Emily Kernick

Personal information
- Nationality: British (English)
- Born: 1999 (age 26–27) England

Sport
- Sport: Bowls
- Club: Royal Leamington Spa (outdoor) / Solihull IBC (indoor)

Achievements and titles
- Highest world ranking: 1 (July 2025)

Medal record
World Indoor Championships (WB)
| Gold medal – first place | 2025 Aberdeen | mixed pairs |
| Silver medal – second place | 2025 Aberdeen | singles |
World Indoor Championships (WBT)
| Silver medal – second place | 2026 Yarmouth | mixed pairs |
European Championships
| Bronze medal – third place | 2024 Ayr | triples |
British Championships
| Gold medal – first place | 2025 Llandrindod Wells | fours |
English Nationals
| Gold medal – first place | 2023 | junior singles & pairs |
| Gold medal – first place | 2024 | fours |

= Emily Kernick =

English bowls player

Emily Kernick (born 1999) is an English international indoor bowler, who won a gold medal at the 2025 World Bowls Indoor Championships and is a national champion and has been capped by England. She reached the ranking of world number 1 in July 2025.

== Bowls career ==
Kernick came to prominence in 2023, when she won the EIBA National Under 25 singles title and won a silver medal with Harry Goodwin at the World Bowls Junior Indoor Championship. In addition, Kernick was capped by England.

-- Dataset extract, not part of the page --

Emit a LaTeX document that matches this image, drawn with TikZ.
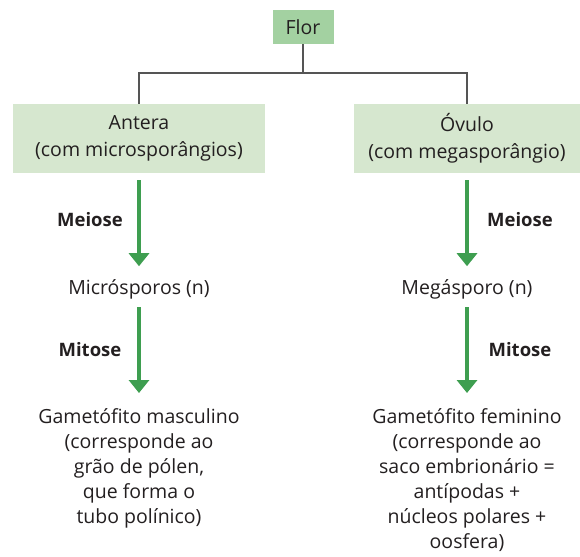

Bowling for Sherwood Park, Warwickshire, she won the women's junior singles title and the women's junior pairs at the 2023 Bowls England National Finals.

In 2024, Kernick won a bronze medal at the 2024 European Bowls Championships and won the national indoor singles title at Nottingham. This qualified her to represent England at the 2025 World Bowls Indoor Championships. Kernick also reached the semi final of the National Two Wood Ladies singles.

Further success came in 2024, when bowling for Royal Leamington Spa, she won two gold medals at the 2024 Bowls England National Finals, retaining her junior pairs crown with Lily-Mae Adams and winning the women's fours to qualify for the 2025 British Championships.

Subsequently in 2025, Kernick paired with Dominic McVittie won the pairs gold medal at the 2025 World Bowls Indoor Championships in Aberdeen. She also won silver in the singles. In June she won the fours at the 2025 British Championships.